Greenpeace UK policy director Dr Doug Parr said: “This is a poorly thought out policy that should be immediately grounded.
“The government cannot claim to be a global leader on tackling the climate emergency one day, then making the most carbon-intensive kind of travel cheaper the next.
“Cutting the cost of domestic flights while allowing train fares to rise is the exact opposite of what we need if we’re to cut climate-wrecking emissions from transport.
Meanwhile, Green MP for Brighton Caroline Lucas said on Twitter: “Addressing #Flybe problems by reducing #APD on all domestic flights is utterly inconsistent with any serious commitment to tackle #ClimateCrisis.”
How about the financials?
Sarah Coles, personal finance analyst at Hargreaves Lansdown, added that the move would leave the government with a significant shortfall as it approaches its first Budget.
She said: “The notion doesn’t just dent the government’s claims to prioritise the climate, it could gouge a bit of a hole in the budget finances too.
“Slashing the rate could mean Sajid Javid having to try to find hundreds of millions of pounds lying around somewhere to plug the gap.”
“One option would be to squeeze in a temporary cut. Unsurprisingly APD is a seasonal tax, and the tax take falls dramatically from January to March, so a short-term suspension would do far less damage to the Budget maths.”
Former transport secretary and Labour peer Lord Adonis added: “There may be a case for subsidising more routes.
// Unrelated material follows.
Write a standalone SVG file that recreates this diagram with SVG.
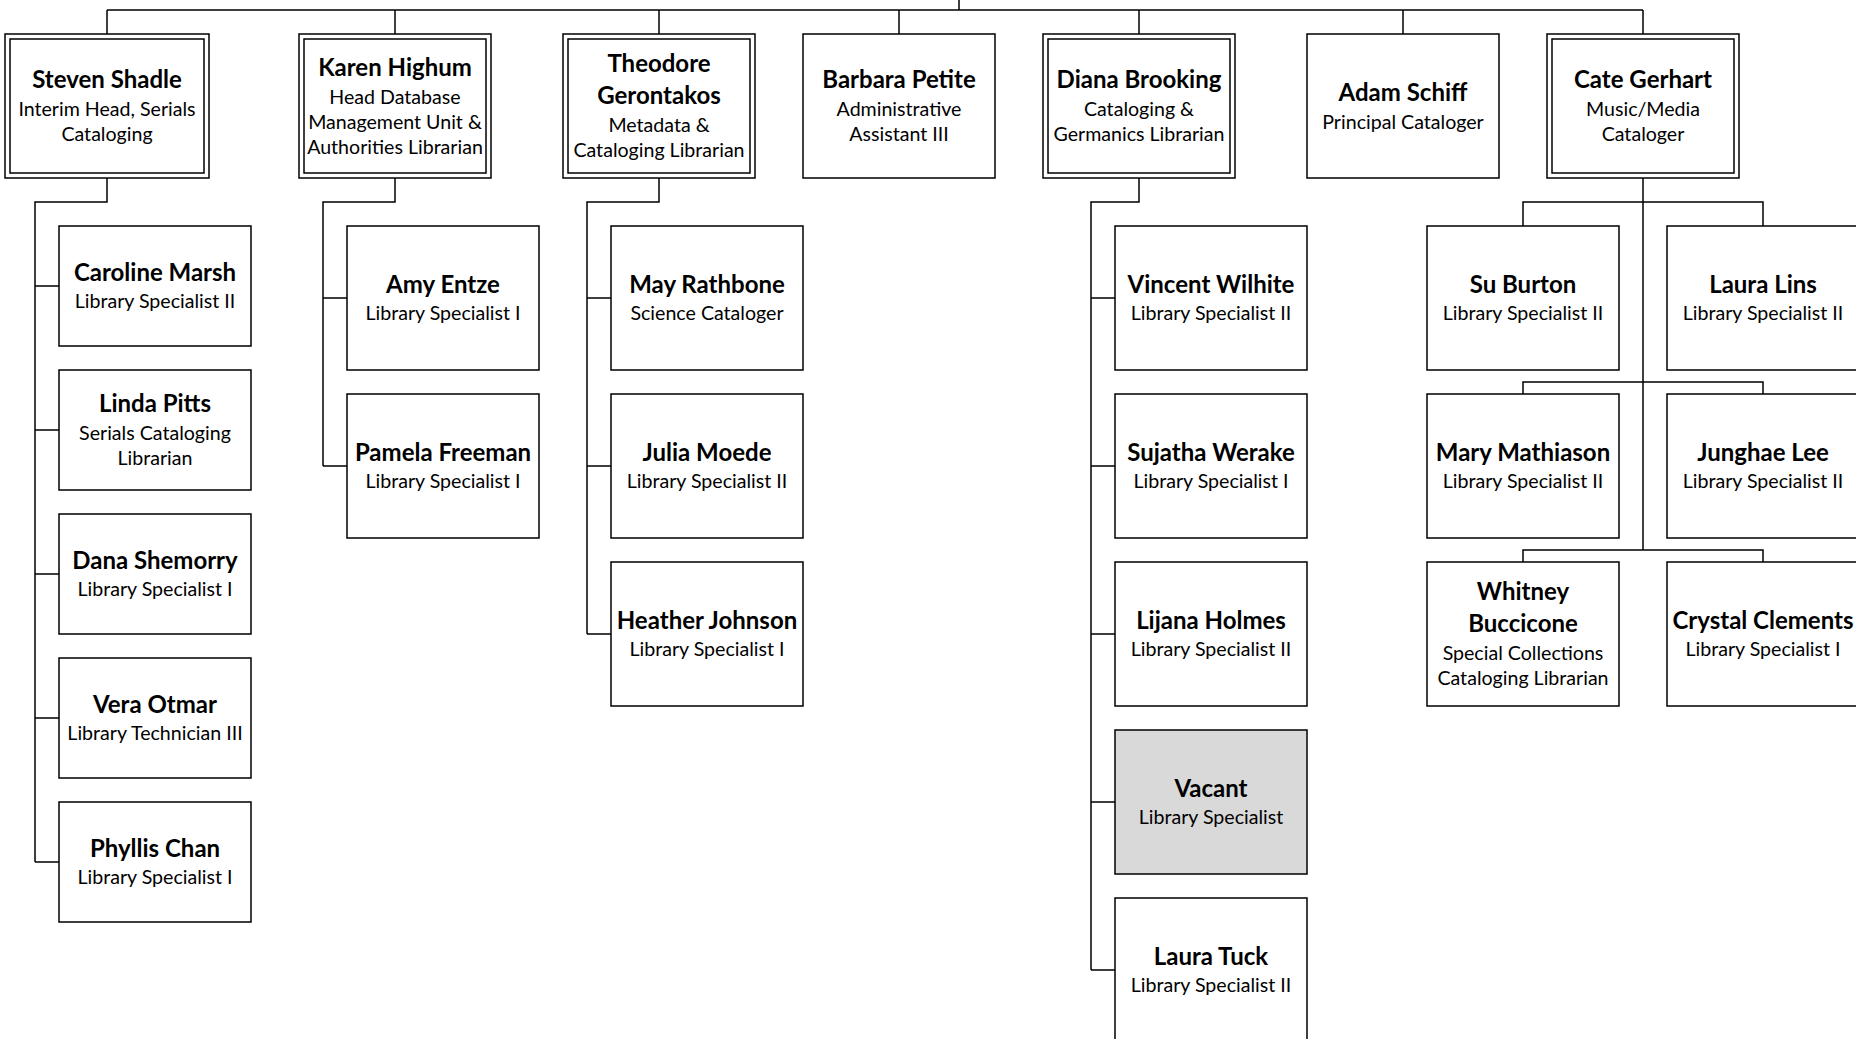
<svg xmlns="http://www.w3.org/2000/svg" width="1856" height="1039" viewBox="0 0 1856 1039">
<style>
.bg{fill:#ffffff}
.box{fill:#ffffff;stroke:#000000;stroke-width:1.5}
.vac{fill:#d9d9d9;stroke:#000000;stroke-width:1.5}
.ln{fill:none;stroke:#000000;stroke-width:1.5}
text{font-family:Lato,"Liberation Sans",sans-serif;text-anchor:middle;fill:#000000}
.nm{font-size:24px;font-weight:bold}
.tt{font-size:19.6px}
</style>
<rect class="bg" x="0" y="0" width="1856" height="1039"/>
<g id="connectors">
<path class="ln" d="M959,0 V10 M107,10 H1643 M107,10 V34 M395,10 V34 M659,10 V34 M899,10 V34 M1139,10 V34 M1403,10 V34 M1643,10 V34"/>
<path class="ln" d="M107,178 V202 H35 V862 M35,286 H59 M35,430 H59 M35,574 H59 M35,718 H59 M35,862 H59"/>
<path class="ln" d="M395,178 V202 H323 V466 M323,298 H347 M323,466 H347"/>
<path class="ln" d="M659,178 V202 H587 V634 M587,298 H611 M587,466 H611 M587,634 H611"/>
<path class="ln" d="M1139,178 V202 H1091 V970 M1091,298 H1115 M1091,466 H1115 M1091,634 H1115 M1091,802 H1115 M1091,970 H1115"/>
<path class="ln" d="M1643,178 V550 M1523,226 V202 H1763 V226 M1523,394 V382 H1763 V394 M1523,562 V550 H1763 V562"/>
</g>
<g id="steven-shadle"><rect class="box" x="5" y="34" width="204" height="144"/><rect class="box" x="10" y="39" width="194" height="134"/>
<text class="nm" x="107" y="88">Steven Shadle</text><text class="tt" x="107" y="116">Interim Head, Serials</text><text class="tt" x="107" y="141">Cataloging</text></g>
<g id="karen-highum"><rect class="box" x="299" y="34" width="192" height="144"/><rect class="box" x="304" y="39" width="182" height="134"/>
<text class="nm" x="395" y="75.5">Karen Highum</text><text class="tt" x="395" y="103.5">Head Database</text><text class="tt" x="395" y="128.5">Management Unit &amp;</text><text class="tt" x="395" y="153.5">Authorities Librarian</text></g>
<g id="theodore-gerontakos"><rect class="box" x="563" y="34" width="192" height="144"/><rect class="box" x="568" y="39" width="182" height="134"/>
<text class="nm" x="659" y="72">Theodore</text><text class="nm" x="659" y="104">Gerontakos</text><text class="tt" x="659" y="132">Metadata &amp;</text><text class="tt" x="659" y="157">Cataloging Librarian</text></g>
<g id="barbara-petite"><rect class="box" x="803" y="34" width="192" height="144"/>
<text class="nm" x="899" y="88">Barbara Petite</text><text class="tt" x="899" y="116">Administrative</text><text class="tt" x="899" y="141">Assistant III</text></g>
<g id="diana-brooking"><rect class="box" x="1043" y="34" width="192" height="144"/><rect class="box" x="1048" y="39" width="182" height="134"/>
<text class="nm" x="1139" y="88">Diana Brooking</text><text class="tt" x="1139" y="116">Cataloging &amp;</text><text class="tt" x="1139" y="141">Germanics Librarian</text></g>
<g id="adam-schiff"><rect class="box" x="1307" y="34" width="192" height="144"/>
<text class="nm" x="1403" y="100.5">Adam Schiff</text><text class="tt" x="1403" y="128.5">Principal Cataloger</text></g>
<g id="cate-gerhart"><rect class="box" x="1547" y="34" width="192" height="144"/><rect class="box" x="1552" y="39" width="182" height="134"/>
<text class="nm" x="1643" y="88">Cate Gerhart</text><text class="tt" x="1643" y="116">Music/Media</text><text class="tt" x="1643" y="141">Cataloger</text></g>

<g id="caroline-marsh"><rect class="box" x="59" y="226" width="192" height="120"/><text class="nm" x="155" y="280.5">Caroline Marsh</text><text class="tt" x="155" y="308">Library Specialist II</text></g>
<g id="linda-pitts"><rect class="box" x="59" y="370" width="192" height="120"/><text class="nm" x="155" y="412">Linda Pitts</text><text class="tt" x="155" y="440">Serials Cataloging</text><text class="tt" x="155" y="465">Librarian</text></g>
<g id="dana-shemorry"><rect class="box" x="59" y="514" width="192" height="120"/><text class="nm" x="155" y="568.5">Dana Shemorry</text><text class="tt" x="155" y="596">Library Specialist I</text></g>
<g id="vera-otmar"><rect class="box" x="59" y="658" width="192" height="120"/><text class="nm" x="155" y="712.5">Vera Otmar</text><text class="tt" x="155" y="740">Library Technician III</text></g>
<g id="phyllis-chan"><rect class="box" x="59" y="802" width="192" height="120"/><text class="nm" x="155" y="856.5">Phyllis Chan</text><text class="tt" x="155" y="884">Library Specialist I</text></g>

<g id="amy-entze"><rect class="box" x="347" y="226" width="192" height="144"/><text class="nm" x="443" y="292.5">Amy Entze</text><text class="tt" x="443" y="320">Library Specialist I</text></g>
<g id="pamela-freeman"><rect class="box" x="347" y="394" width="192" height="144"/><text class="nm" x="443" y="460.5">Pamela Freeman</text><text class="tt" x="443" y="488">Library Specialist I</text></g>

<g id="may-rathbone"><rect class="box" x="611" y="226" width="192" height="144"/><text class="nm" x="707" y="292.5">May Rathbone</text><text class="tt" x="707" y="320">Science Cataloger</text></g>
<g id="julia-moede"><rect class="box" x="611" y="394" width="192" height="144"/><text class="nm" x="707" y="460.5">Julia Moede</text><text class="tt" x="707" y="488">Library Specialist II</text></g>
<g id="heather-johnson"><rect class="box" x="611" y="562" width="192" height="144"/><text class="nm" x="707" y="628.5">Heather Johnson</text><text class="tt" x="707" y="656">Library Specialist I</text></g>

<g id="vincent-wilhite"><rect class="box" x="1115" y="226" width="192" height="144"/><text class="nm" x="1211" y="292.5">Vincent Wilhite</text><text class="tt" x="1211" y="320">Library Specialist II</text></g>
<g id="sujatha-werake"><rect class="box" x="1115" y="394" width="192" height="144"/><text class="nm" x="1211" y="460.5">Sujatha Werake</text><text class="tt" x="1211" y="488">Library Specialist I</text></g>
<g id="lijana-holmes"><rect class="box" x="1115" y="562" width="192" height="144"/><text class="nm" x="1211" y="628.5">Lijana Holmes</text><text class="tt" x="1211" y="656">Library Specialist II</text></g>
<g id="vacant"><rect class="vac" x="1115" y="730" width="192" height="144"/><text class="nm" x="1211" y="796.5">Vacant</text><text class="tt" x="1211" y="824">Library Specialist</text></g>
<g id="laura-tuck"><rect class="box" x="1115" y="898" width="192" height="144"/><text class="nm" x="1211" y="964.5">Laura Tuck</text><text class="tt" x="1211" y="992">Library Specialist II</text></g>

<g id="su-burton"><rect class="box" x="1427" y="226" width="192" height="144"/><text class="nm" x="1523" y="292.5">Su Burton</text><text class="tt" x="1523" y="320">Library Specialist II</text></g>
<g id="laura-lins"><rect class="box" x="1667" y="226" width="192" height="144"/><text class="nm" x="1763" y="292.5">Laura Lins</text><text class="tt" x="1763" y="320">Library Specialist II</text></g>
<g id="mary-mathiason"><rect class="box" x="1427" y="394" width="192" height="144"/><text class="nm" x="1523" y="460.5">Mary Mathiason</text><text class="tt" x="1523" y="488">Library Specialist II</text></g>
<g id="junghae-lee"><rect class="box" x="1667" y="394" width="192" height="144"/><text class="nm" x="1763" y="460.5">Junghae Lee</text><text class="tt" x="1763" y="488">Library Specialist II</text></g>
<g id="whitney-buccicone"><rect class="box" x="1427" y="562" width="192" height="144"/><text class="nm" x="1523" y="600">Whitney</text><text class="nm" x="1523" y="632">Buccicone</text><text class="tt" x="1523" y="660">Special Collections</text><text class="tt" x="1523" y="685">Cataloging Librarian</text></g>
<g id="crystal-clements"><rect class="box" x="1667" y="562" width="192" height="144"/><text class="nm" x="1763" y="628.5">Crystal Clements</text><text class="tt" x="1763" y="656">Library Specialist I</text></g>
</svg>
If they are vitally necessary there is a case for subsidising them… but not to give Virgin and BA a free lunch at the expense of the general tax payer.”
However, Joanna Ford, a partner at law firm Cripps Pemberton Greenish, said: “Arguably it would be more appropriate for the existing investors (Virgin Atlantic, Southend Airport-owner Stobart Group and hedge fund Cyrus Capital Partners) to provide the cash necessary to rescue the business, as they will be the ultimate beneficiaries of this.”